Zeytin alanları son çıkan yasalardan sonra yoğun bir şekilde maden firmalarının çalışma alanı haline geldi. Maden alanlarının genişlemesi, zeytin yasasının son dönem çıkan yönetmelikle hiçe sayılması, yöre halkının en önemli geçim kaynağı olan hayvancılığı ve özellikle zeytin tarımını alt üst etti. Tabi bununla mücadele etmek çok kolay değil. Karşınızda ne yazık ki devletle işbirliği yapan ticari kuruluşlar çeteleşmiş, artık birbirleriyle çok büyük bir işbirliği yapmış, hatta dönem dönem  zora düştüklerinde iktidarın yanında durarak, iktidar eliyle bu talanı gerçekleştiriyorlar. Akbelen bunun bir örneği.

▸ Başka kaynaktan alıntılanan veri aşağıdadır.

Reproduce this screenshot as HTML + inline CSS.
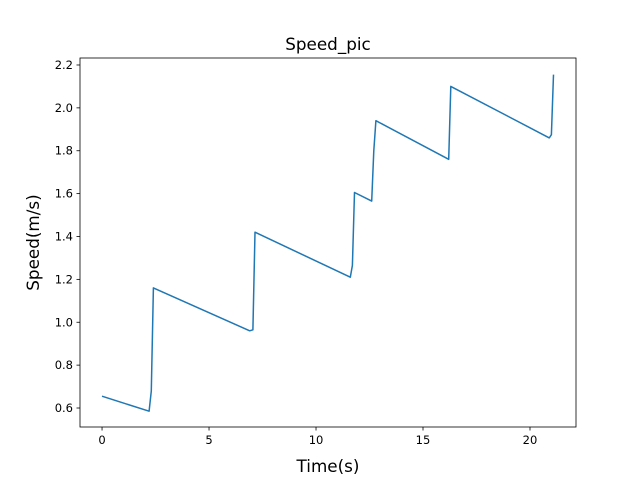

280 günü geçkin zamandır direnişteyiz. Tabi köylüler, gönüllüler, dışarıdan destek veren birçok gönüllü insan, doğa savunucusu, yaşam savunucusu onlarla birlikte burada çok büyük bir mücadele veriliyor. Bir kere örgütsüz asla bir mücadeleyi yürütemiyorsunuz.

Tabi örgütten kastım bundan etkilenen köylülerin, gönüllülerin, buradaki yaşamı sürdüren emeklisi, çocuğu, genci... Bununla ilgili mücadele, ne yazık ki büyük zorluklarla, ekonomik zorluklarla gerçekleşiyor. Çünkü bir keşif 10-15 bin lirayı bulan rakamlara yapılıyor ve bunu örgütlemek çok kolay bir şey değil. Bir kere dernekleşmek gerekiyor. Siyasi kimliğimizi bir kenara bırakarak halkla birlikte büyük bir dayanışmayı gerçekleştirmek gerekiyor. Dönem dönem yoruluyoruz. Mesela en son zeytin kesimini durdurduğumuzda bizim ismimizi alıp ‘şikayetçi misiniz’ dediler şirket sahiplerine. Hakkımızda alana izinsiz girmekten dava açıldı. Tabi gideceğiz savunacağız kendimizi. Biz yaşam savunucusuyuz.

Buradaki tüm talanın önüne geçmek için elimizden gelen mücadeleyi veriyoruz. Burada hiç  kimseyi ötekileştirmeden, dışlamadan büyük bir mücadele gerçekleştiriliyor.

Milas, özellikle de Akbelen bu anlamda örnek bir direniş noktası oldu. Bir nebze durdurabildik talanı. Buna rağmen orman müdürlüğünün verdiği izinlerle, devletten alınan izinlerle, bize mahkeme yolu dışında hiçbir seçenek bırakmadan önümüze engeller çıkarıyorlar. Mücadelemizi sürdüreceğiz. Yılmadık, bıkmadık hele bugünkü yürüyüş büyük bir umuttur. Daha da büyüyecek, vazgeçmeyeceğiz.